Yesterday I sent this AP story to our news team, about how Barney Frank and some other Democrats think Barack Obama should be doing more to intervene on the economy. I'd just come back from an MSNBC panel responding to Jonathan Weisman from the Wall Street Journal, who'd written a piece largely based on anonymous sourcing from folks around Treasury Secretary Henry Paulson, likewise saying Obama was being too passive on the economic bailout plan.
A bit later the AP story, and Barney Frank's complaints, wound up the screaming lead item on the Huffington Post. But I think it's too early to scream. Obama has held more press conferences in the last two weeks than George W. Bush holds in a typical year. I also agree with Obama that there's only one president at a time (though, as Frank notes, we really don't have one right now, which is why he thinks the president-elect should step in). I think the carping is unfair, especially from folks around Paulson, who helped create this mess. The Weisman story read like a bit of a hit piece; he told David Gregory that Paulson's folks said they were getting "blank stares" from the Obama team when talking about what to do with the next installment of the Troubled Asset Relief Program. I've never seen a blank stare from anyone who works for Obama; they're some of the smartest people around. Someone is trying to set him and his administration up to share blame in this mess, and that's ludicrous.
Still, I suspect Obama is going to have to say and do more about the economic mess in the weeks to come. Specifically, he may have to spend political capital pushing a solution to the Big Three's woes, whether the answer is a closely supervised government investment plan, or a structured Chapter 11 bankruptcy (as Robert Reich called for today, also on David Gregory's "1600"). Clearly, it makes no sense to plan for a big stimulus package, and set out to create 2 million jobs, as Obama has promised, while letting hundreds of thousands of jobs disappear if domestic automakers fail. That would be a disaster no stimulus could counterbalance. Harry Reid says he doesn't have the votes for a Big Three bailout; maybe that will change with today's terrible job news, showing the U.S. lost 533,000 jobs in November, the biggest drop in 35 years.

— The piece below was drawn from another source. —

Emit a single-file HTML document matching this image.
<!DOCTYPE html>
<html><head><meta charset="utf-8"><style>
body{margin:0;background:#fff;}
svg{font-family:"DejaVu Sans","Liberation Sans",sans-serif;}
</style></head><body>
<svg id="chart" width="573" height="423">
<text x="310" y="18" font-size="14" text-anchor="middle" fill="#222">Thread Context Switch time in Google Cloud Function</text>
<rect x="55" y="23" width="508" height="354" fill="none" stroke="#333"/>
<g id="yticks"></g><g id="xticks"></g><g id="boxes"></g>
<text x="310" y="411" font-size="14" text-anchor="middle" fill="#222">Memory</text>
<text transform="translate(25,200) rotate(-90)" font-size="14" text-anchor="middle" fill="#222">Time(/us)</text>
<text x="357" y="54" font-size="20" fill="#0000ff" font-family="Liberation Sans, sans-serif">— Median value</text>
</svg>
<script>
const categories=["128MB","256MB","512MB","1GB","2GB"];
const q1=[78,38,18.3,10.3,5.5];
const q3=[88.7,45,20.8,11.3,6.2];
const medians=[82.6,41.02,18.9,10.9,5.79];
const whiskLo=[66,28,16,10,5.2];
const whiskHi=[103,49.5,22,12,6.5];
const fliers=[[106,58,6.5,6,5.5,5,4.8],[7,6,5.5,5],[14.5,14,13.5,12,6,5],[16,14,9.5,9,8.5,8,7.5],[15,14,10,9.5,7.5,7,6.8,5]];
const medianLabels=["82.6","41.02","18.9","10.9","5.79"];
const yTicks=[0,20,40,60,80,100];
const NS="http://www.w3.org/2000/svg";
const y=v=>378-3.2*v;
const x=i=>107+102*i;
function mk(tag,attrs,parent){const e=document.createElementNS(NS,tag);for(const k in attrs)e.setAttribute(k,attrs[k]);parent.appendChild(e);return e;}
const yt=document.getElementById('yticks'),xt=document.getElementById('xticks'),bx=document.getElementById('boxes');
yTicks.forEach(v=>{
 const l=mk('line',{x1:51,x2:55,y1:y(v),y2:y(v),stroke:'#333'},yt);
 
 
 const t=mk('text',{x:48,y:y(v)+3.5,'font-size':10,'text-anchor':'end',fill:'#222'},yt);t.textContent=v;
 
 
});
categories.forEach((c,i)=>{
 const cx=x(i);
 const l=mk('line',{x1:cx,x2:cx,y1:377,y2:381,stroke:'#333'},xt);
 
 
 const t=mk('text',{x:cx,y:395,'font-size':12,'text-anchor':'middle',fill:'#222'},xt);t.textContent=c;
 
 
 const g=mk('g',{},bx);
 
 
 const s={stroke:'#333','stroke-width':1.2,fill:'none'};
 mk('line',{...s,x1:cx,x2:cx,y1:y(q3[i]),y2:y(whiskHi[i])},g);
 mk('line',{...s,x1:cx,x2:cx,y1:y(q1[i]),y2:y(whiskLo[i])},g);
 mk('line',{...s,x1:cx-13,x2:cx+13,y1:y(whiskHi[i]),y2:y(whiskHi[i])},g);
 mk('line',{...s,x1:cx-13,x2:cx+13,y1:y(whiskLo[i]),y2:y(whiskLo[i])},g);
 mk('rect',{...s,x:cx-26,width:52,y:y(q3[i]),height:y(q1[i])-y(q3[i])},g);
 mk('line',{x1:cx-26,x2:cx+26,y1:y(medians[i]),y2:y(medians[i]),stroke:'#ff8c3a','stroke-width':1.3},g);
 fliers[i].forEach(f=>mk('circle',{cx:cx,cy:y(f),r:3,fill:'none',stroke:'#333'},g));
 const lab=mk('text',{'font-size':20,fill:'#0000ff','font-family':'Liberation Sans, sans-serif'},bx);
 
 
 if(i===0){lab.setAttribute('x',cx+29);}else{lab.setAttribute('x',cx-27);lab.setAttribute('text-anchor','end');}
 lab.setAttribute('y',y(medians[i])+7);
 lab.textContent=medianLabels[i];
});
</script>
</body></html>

Frank also speculated that Obama's caution stemmed from his desire for bipartisan or post-partisan solutions, which he said were giving him "post-partisan depression." I share that worry. I am the world's biggest Kumbaya-singing conciliator, and I'd love Obama to prove me and Barney Frank wrong, but I don't know that there's going to be a whole lot of Republicans singing Kumbaya when President Obama takes over in January. I actually hope I'm wrong; I think our problems are too big for Obama to solve them while facing partisan warfare from the GOP. But I think he's going to have to show his toughness and willingness to take sides, on behalf of working- and middle-class folks, sooner rather than later. Jeb Bush, allegedly the smart Bush, is trying to drum up support for a 2010 Senate race in Florida by telling NewsMax that Republicans should form a "shadow government" to oppose Obama's plans. If a Democrat said something like that on the eve of a new GOP administration, he or she would be smeared as a traitor. And if any Republican had a chance to set up a "shadow government," it wouldn't be someone named Bush. Go away, little Jeb.

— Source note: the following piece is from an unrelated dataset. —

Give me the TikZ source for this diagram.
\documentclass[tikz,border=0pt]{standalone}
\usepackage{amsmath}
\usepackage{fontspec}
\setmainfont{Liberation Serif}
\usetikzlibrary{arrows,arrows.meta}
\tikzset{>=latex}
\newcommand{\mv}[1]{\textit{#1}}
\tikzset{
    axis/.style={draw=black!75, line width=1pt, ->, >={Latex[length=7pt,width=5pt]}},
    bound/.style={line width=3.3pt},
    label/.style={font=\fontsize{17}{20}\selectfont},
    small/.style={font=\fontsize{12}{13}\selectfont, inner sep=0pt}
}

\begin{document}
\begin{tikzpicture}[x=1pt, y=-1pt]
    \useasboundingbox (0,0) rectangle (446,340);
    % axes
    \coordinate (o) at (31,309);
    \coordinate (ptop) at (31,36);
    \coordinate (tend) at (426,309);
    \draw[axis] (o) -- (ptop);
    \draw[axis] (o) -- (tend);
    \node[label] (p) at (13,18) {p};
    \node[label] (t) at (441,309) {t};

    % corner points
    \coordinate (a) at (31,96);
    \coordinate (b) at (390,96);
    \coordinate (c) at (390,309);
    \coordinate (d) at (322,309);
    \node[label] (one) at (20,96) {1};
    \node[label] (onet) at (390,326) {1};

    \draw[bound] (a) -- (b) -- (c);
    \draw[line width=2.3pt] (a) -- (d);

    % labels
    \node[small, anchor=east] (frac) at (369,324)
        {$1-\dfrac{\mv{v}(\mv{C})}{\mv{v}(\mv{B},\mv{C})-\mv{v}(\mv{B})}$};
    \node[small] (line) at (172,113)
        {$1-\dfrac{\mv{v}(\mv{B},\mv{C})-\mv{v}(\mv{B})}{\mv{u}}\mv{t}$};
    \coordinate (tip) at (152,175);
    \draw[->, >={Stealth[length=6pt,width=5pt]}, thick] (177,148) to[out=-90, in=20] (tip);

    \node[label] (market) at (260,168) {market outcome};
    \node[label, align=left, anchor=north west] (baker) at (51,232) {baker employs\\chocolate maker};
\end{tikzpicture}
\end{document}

On the other hand, I remember many on the left, myself included, insisting during the presidential race that Obama had to get tougher, attack more, and he never really did -- and he beat John McCain solidly. I now trust his political instincts on these issues (not necessarily his policy instincts; we haven't seen enough) more than my own. I also trust his calm, deliberative approach to problem solving, and I don't know why Democrats are among those setting him up for potential failure by demanding that he act before he's had time to develop a plan. I think supporters should stop hand-wringing and hectoring and let Obama be Obama.